Today’s Image of the Day from the European Space Agency features one of the most intricate and colorful sights ever captured by the NASA/ESA Hubble Space Telescope – the Jewel Bug Nebula, also known as NGC 7027.

For centuries, this small cloud of glowing gas and dust was thought to be quietly shedding the outer layers of its dying star in smooth, symmetrical waves. But recent observations tell a very different story. 

The Jewel Bug has started behaving like a cosmic firework, blasting out jets and bubbles that twist, collide, and reshape the nebula faster than astronomers ever expected.

The transformation of Jewel Bug 

NGC 7027 lies roughly 3,000 light-years away in the constellation Cygnus. It’s what astronomers call a planetary nebula. 

These nebulae are the remains of Sun-like stars nearing the end of their lives. After exhausting their nuclear fuel, they shed their outer shells into space, leaving behind a hot, dense core that illuminates the surrounding material.

For a long time, NGC 7027 seemed to fit that standard picture. Its gas envelope expanded outward in delicate layers, forming almost perfect symmetry. 

But then, as Hubble’s sharp vision revealed, something changed. Instead of a calm fade, the Jewel Bug erupted in complexity – forming cloverleaf-shaped outflows and turbulent knots of gas that challenge long-held ideas about how dying stars evolve.

The cloverleaf surprise

Astronomers using Hubble’s advanced imaging instruments noticed that the nebula’s structure had transformed dramatically over the past few decades. 

The central star, once thought to be fading quietly, is instead launching jets of material that carve new paths through the gas. In some regions, those jets collide with older shells, inflating bright, petal-like lobes that give the nebula its cloverleaf appearance.
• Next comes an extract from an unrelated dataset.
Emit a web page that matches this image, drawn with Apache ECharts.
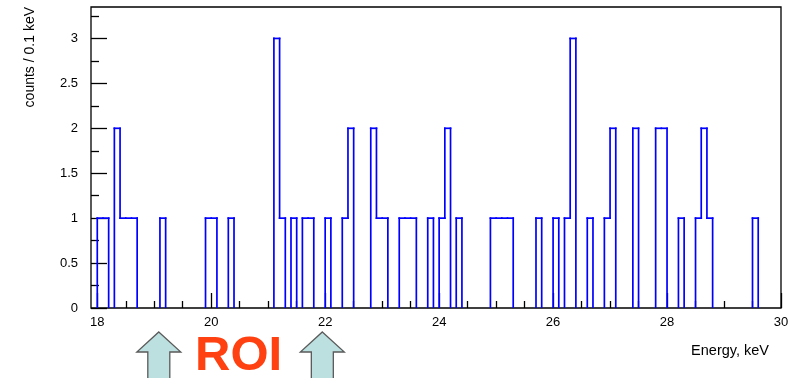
<!DOCTYPE html>
<html><head><meta charset="utf-8">
<script src="https://cdn.jsdelivr.net/npm/echarts@6/dist/echarts.min.js"></script>
<style>html,body{margin:0;padding:0;background:#fff}#c{width:800px;height:378px}</style>
</head><body><div id="c"></div>
<script>
// Histogram: counts per 0.1 keV bin, starting at 18.0 keV
const binStart = 18.0;
const binWidth = 0.1;
const counts = [
  1,1,0,2,1,1,1,0,0,0,
  0,1,0,0,0,0,0,0,0,1,
  1,0,0,1,0,0,0,0,0,0,
  0,3,1,0,1,0,1,1,0,0,
  1,0,0,1,2,0,0,0,2,1,
  1,0,0,1,1,1,0,0,1,0,
  1,2,0,1,0,0,0,0,0,1,
  1,1,1,0,0,0,0,1,0,0,
  1,0,1,3,0,0,1,0,0,1,
  2,0,0,0,2,0,0,0,2,2,
  0,0,1,0,0,1,2,1,0,0,
  0,0,0,0,0,1,0,0,0,0
];
const xMajorTicks = [18, 20, 22, 24, 26, 28, 30];
const xMinorTicks = [18.5, 19, 19.5, 20.5, 21, 21.5, 22.5, 23, 23.5, 24.5, 25, 25.5, 26.5, 27, 27.5, 28.5, 29, 29.5];
const yMajorTicks = [0, 0.5, 1, 1.5, 2, 2.5, 3];
const yMinorTicks = [0.25, 0.75, 1.25, 1.75, 2.25, 2.75, 3.25];
const roiBounds = [19.08, 21.95];
const xTitle = 'Energy, keV';
const yTitle = 'counts / 0.1 keV';
const roiText = 'ROI';

const FONT = '"Liberation Sans", Arial, sans-serif';
const chart = echarts.init(document.getElementById('c'), null, {renderer: 'canvas'});

// build per-bin items: [xStart, xEnd, count, previousCount]; one extra closing edge
const items = [];
for (let i = 0; i <= counts.length; i++) {
  const c = i < counts.length ? counts[i] : 0;
  const p = i > 0 ? counts[i - 1] : 0;
  const x0 = +(binStart + i * binWidth).toFixed(3);
  items.push([x0, +(x0 + binWidth).toFixed(3), c, p]);
}

const XMIN = 17.89, XMAX = 30, YMIN = 0, YMAX = 3.35;
const stroke = '#0000ff';

function renderItem(params, api) {
  const x0 = api.value(0), x1 = api.value(1), c = api.value(2), p = api.value(3);
  const a = api.coord([x0, c]);
  const b = api.coord([Math.min(x1, XMAX), c]);
  const pp = api.coord([x0, p]);
  const children = [];
  const st = {stroke: stroke, lineWidth: 1.7, lineCap: 'square', fill: null};
  if (c !== p) children.push({type: 'line', shape: {x1: a[0], y1: pp[1], x2: a[0], y2: a[1]}, style: st});
  if (c > 0 && x0 < XMAX) children.push({type: 'line', shape: {x1: a[0], y1: a[1], x2: b[0], y2: b[1]}, style: st});
  return {type: 'group', children: children};
}

const axisLabelStyle = {color: '#000', fontFamily: FONT, fontSize: 13};

chart.setOption({
  animation: false,
  grid: {left: 91, right: 19, top: 7, bottom: 70, show: true, borderColor: '#000', borderWidth: 1.3, backgroundColor: 'transparent'},
  xAxis: [
    {type: 'value', min: XMIN, max: XMAX, position: 'bottom',
     axisLine: {show: false}, splitLine: {show: false},
     axisTick: {show: true, inside: true, length: 15, customValues: xMajorTicks, lineStyle: {color: '#000', width: 1.3}},
     axisLabel: Object.assign({customValues: xMajorTicks, margin: 8, formatter: v => String(v)}, axisLabelStyle)},
    {type: 'value', min: XMIN, max: XMAX, position: 'bottom',
     axisLine: {show: false}, splitLine: {show: false},
     axisTick: {show: true, inside: true, length: 7, customValues: xMinorTicks, lineStyle: {color: '#000', width: 1.3}},
     axisLabel: {show: false}}
  ],
  yAxis: [
    {type: 'value', min: YMIN, max: YMAX, position: 'left',
     axisLine: {show: false}, splitLine: {show: false},
     axisTick: {show: true, inside: true, length: 16, customValues: yMajorTicks, lineStyle: {color: '#000', width: 1.3}},
     axisLabel: Object.assign({customValues: yMajorTicks, margin: 13, formatter: v => String(v)}, axisLabelStyle)},
    {type: 'value', min: YMIN, max: YMAX, position: 'left',
     axisLine: {show: false}, splitLine: {show: false},
     axisTick: {show: true, inside: true, length: 8, customValues: yMinorTicks, lineStyle: {color: '#000', width: 1.3}},
     axisLabel: {show: false}}
  ],
  series: [{
    type: 'custom', renderItem: renderItem, data: items, clip: true,
    xAxisIndex: 0, yAxisIndex: 0,
    encode: {x: [0, 1], y: [2, 3]}
  }]
});

function arrow(tipX, tipY) {
  const hw = 22, hh = 20, sw = 11, bottom = 382;
  return {
    type: 'polygon',
    shape: {points: [[tipX, tipY], [tipX + hw, tipY + hh], [tipX + sw, tipY + hh], [tipX + sw, bottom],
                     [tipX - sw, bottom], [tipX - sw, tipY + hh], [tipX - hw, tipY + hh]]},
    style: {fill: '#bcdfdf', stroke: '#5a5a5a', lineWidth: 1.3},
    z: 10
  };
}

const ax1 = chart.convertToPixel({xAxisIndex: 0}, roiBounds[0]);
const ax2 = chart.convertToPixel({xAxisIndex: 0}, roiBounds[1]);
const roiMid = chart.convertToPixel({xAxisIndex: 0}, (roiBounds[0] + roiBounds[1]) / 2);

chart.setOption({
  graphic: [
    {type: 'text', x: 30, y: 7, rotation: Math.PI / 2,
     style: {text: yTitle, fill: '#000', font: '14px ' + FONT, align: 'right', verticalAlign: 'middle'}},
    {type: 'text', x: 769, y: 351,
     style: {text: xTitle, fill: '#000', font: '14.5px ' + FONT, align: 'right', verticalAlign: 'middle'}},
    arrow(ax1, 332),
    arrow(ax2, 332),
    {type: 'text', x: roiMid - 2, y: 356,
     style: {text: roiText, fill: '#ff4010', font: 'bold 49px ' + FONT, align: 'center', verticalAlign: 'middle'}, z: 10}
  ]
});
</script></body></html>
These visually stunning patterns show that the death of a star can be a chaotic and rapidly changing process.

“New observations of the object have found unprecedented levels of complexity and rapid changes in the jets and gas bubbles blasting off of the star at the centre of the nebula,” noted ESA.

That kind of activity, scientists say, can reshape a nebula in just decades – a blink of an eye on astronomical timescales.

The afterlives of stars

The findings come from a collaboration of researchers studying how planetary nebulae evolve in their final, turbulent stages. 
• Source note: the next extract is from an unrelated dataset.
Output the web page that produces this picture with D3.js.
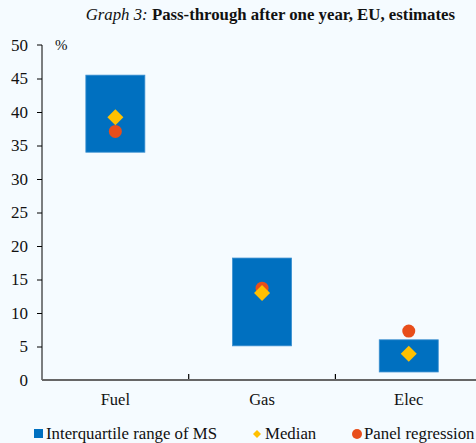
<!DOCTYPE html>
<html>
<head>
<meta charset="utf-8">
<script src="https://cdn.jsdelivr.net/npm/d3@7/dist/d3.min.js"></script>
<style>
  body { margin: 0; background: #f5fbff; }
  svg { display: block; }
</style>
</head>
<body>
<svg width="476" height="443"></svg>
<script>
// data
const categories = ['Fuel', 'Gas', 'Elec'];
const iqrLow = [34.0, 5.1, 1.2];
const iqrHigh = [45.5, 18.2, 6.0];
const medians = [39.2, 13.0, 3.9];
const panel = [37.1, 13.7, 7.3];
const yTicks = [0, 5, 10, 15, 20, 25, 30, 35, 40, 45, 50];
const legendLabels = ['Interquartile range of MS', 'Median', 'Panel regression'];

const blue = '#0070c0';
const gold = '#ffc000';
const orange = '#e84e1b';
const serif = "'Liberation Serif', 'Times New Roman', serif";

const svg = d3.select('svg');
const width = +svg.attr('width');

const margin = {left: 42, top: 45};
const plotBottom = 380;

const x = d3.scaleBand()
	.domain(categories)
	.range([margin.left, margin.left + 3 * 146.7]);

const y = d3.scaleLinear()
	.domain([0, 50])
	.range([plotBottom, margin.top]);

// title
const title = svg.append('text')
	.attr('x', 455)
	.attr('y', 20)
	.attr('text-anchor', 'end')
	.style('font-family', serif)
	.style('font-size', '16.8px')
	.style('fill', '#111');
title.append('tspan').style('font-style', 'italic').text('Graph 3: ');
title.append('tspan').style('font-weight', 'bold').text('Pass-through after one year, EU, estimates');

// y axis
const yAxis = svg.append('g')
	.attr('transform', `translate(${margin.left},0)`)
	.call(d3.axisLeft(y).tickValues(yTicks).tickSize(5).tickPadding(9));
yAxis.select('.domain').attr('stroke', '#000').attr('d', `M-5,${y(50)}H0V${plotBottom}`);
yAxis.selectAll('.tick line').attr('stroke', '#000').filter(d => d === 0 || d === 50).remove();
yAxis.selectAll('.tick text')
	.style('font-family', serif)
	.style('font-size', '17px')
	.style('fill', '#111');

svg.append('text')
	.attr('x', 55)
	.attr('y', 50)
	.style('font-family', serif)
	.style('font-size', '15px')
	.style('fill', '#111')
	.text('%');

// boxes (interquartile range)
const boxW = 59;
svg.append('g').selectAll('rect')
	.data(categories)
	.join('rect')
		.attr('x', d => x(d) + x.bandwidth() / 2 - boxW / 2)
		.attr('y', (d, i) => y(iqrHigh[i]))
		.attr('width', boxW)
		.attr('height', (d, i) => y(iqrLow[i]) - y(iqrHigh[i]))
		.attr('fill', blue)
		.attr('stroke', '#3a8fd0')
		.attr('stroke-width', 0.8);

// x axis
svg.append('line')
	.attr('x1', margin.left)
	.attr('x2', width)
	.attr('y1', plotBottom)
	.attr('y2', plotBottom)
	.attr('stroke', '#666')
	.attr('stroke-width', 2);

svg.append('g').selectAll('line')
	.data(categories.slice(1))
	.join('line')
		.attr('x1', d => x(d))
		.attr('x2', d => x(d))
		.attr('y1', plotBottom - 1)
		.attr('y2', plotBottom - 6)
		.attr('stroke', '#000')
		.attr('stroke-width', 1.2);

svg.append('g').selectAll('text')
	.data(categories)
	.join('text')
		.attr('x', d => x(d) + x.bandwidth() / 2)
		.attr('y', 405)
		.attr('text-anchor', 'middle')
		.style('font-family', serif)
		.style('font-size', '16.5px')
		.style('fill', '#111')
		.text(d => d);

// panel regression circles
svg.append('g').selectAll('circle')
	.data(categories)
	.join('circle')
		.attr('cx', d => x(d) + x.bandwidth() / 2)
		.attr('cy', (d, i) => y(panel[i]))
		.attr('r', 6.5)
		.attr('fill', orange);

// median diamonds
const diamond = d3.symbol().type(d3.symbolSquare).size(128);
svg.append('g').selectAll('path')
	.data(categories)
	.join('path')
		.attr('d', diamond)
		.attr('transform', (d, i) => `translate(${x(d) + x.bandwidth() / 2},${y(medians[i])}) rotate(45)`)
		.attr('fill', gold);

// legend
const legend = svg.append('g');
legend.append('rect')
	.attr('x', 34).attr('y', 429).attr('width', 9).attr('height', 9)
	.attr('fill', blue);
legend.append('path')
	.attr('d', d3.symbol().type(d3.symbolSquare).size(32))
	.attr('transform', 'translate(257,434) rotate(45)')
	.attr('fill', gold);
legend.append('circle')
	.attr('cx', 357).attr('cy', 434).attr('r', 5)
	.attr('fill', orange);

const legendX = [46, 265, 364];
legend.selectAll('text')
	.data(legendLabels)
	.join('text')
		.attr('x', (d, i) => legendX[i])
		.attr('y', 439)
		.style('font-family', serif)
		.style('font-size', '16.8px')
		.style('fill', '#111')
		.text(d => d);
</script>
</body>
</html>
Astronomers from NASA and the European Space Agency have used Hubble’s long-term record to compare images taken years apart, building a detailed time-lapse of NGC 7027’s changing face.

Planetary nebulae are crucial for understanding what will eventually happen to stars like our Sun. When a star runs out of hydrogen, it swells into a red giant, ejecting its outer layers while its core collapses into a white dwarf

The gas surrounding it glows in ultraviolet light, forming the vivid colors we see in Hubble’s images. Over time, that material spreads into space, enriching it with carbon, oxygen, and other elements that help form new stars and planets.

What might be driving the chaos

One possible explanation for the Jewel Bug’s sudden transformation lies in the presence of a hidden companion star. If the central star is part of a binary system, the gravitational tug of its partner could distort the outflow of gas, producing spiral or cloverleaf patterns. 

Such interactions are thought to be common in the final stages of stellar evolution, but catching them in action is rare.

Other forces may also be at play. Magnetic fields could shape the jets, or the dying star might be undergoing thermal pulses that cause periodic eruptions. Whatever the cause, the nebula offers a snapshot of how complex and unpredictable stellar endings can be.

A glimpse of our Sun’s future

Looking at NGC 7027 is a reminder of our own Sun’s destiny. In about five billion years, the Sun will also swell, shed its outer layers, and leave behind a glowing shell of gas. 

Studying the Jewel Bug and similar nebulae helps scientists predict how that transformation might unfold – and how the Sun’s final act will seed the galaxy with the raw materials for new worlds.

For now, the Jewel Bug remains one of Hubble’s most dazzling subjects. Its evolving beauty captures both the violence and the elegance of cosmic change, reminding us that even in death, stars can create something spectacularly alive with color and motion.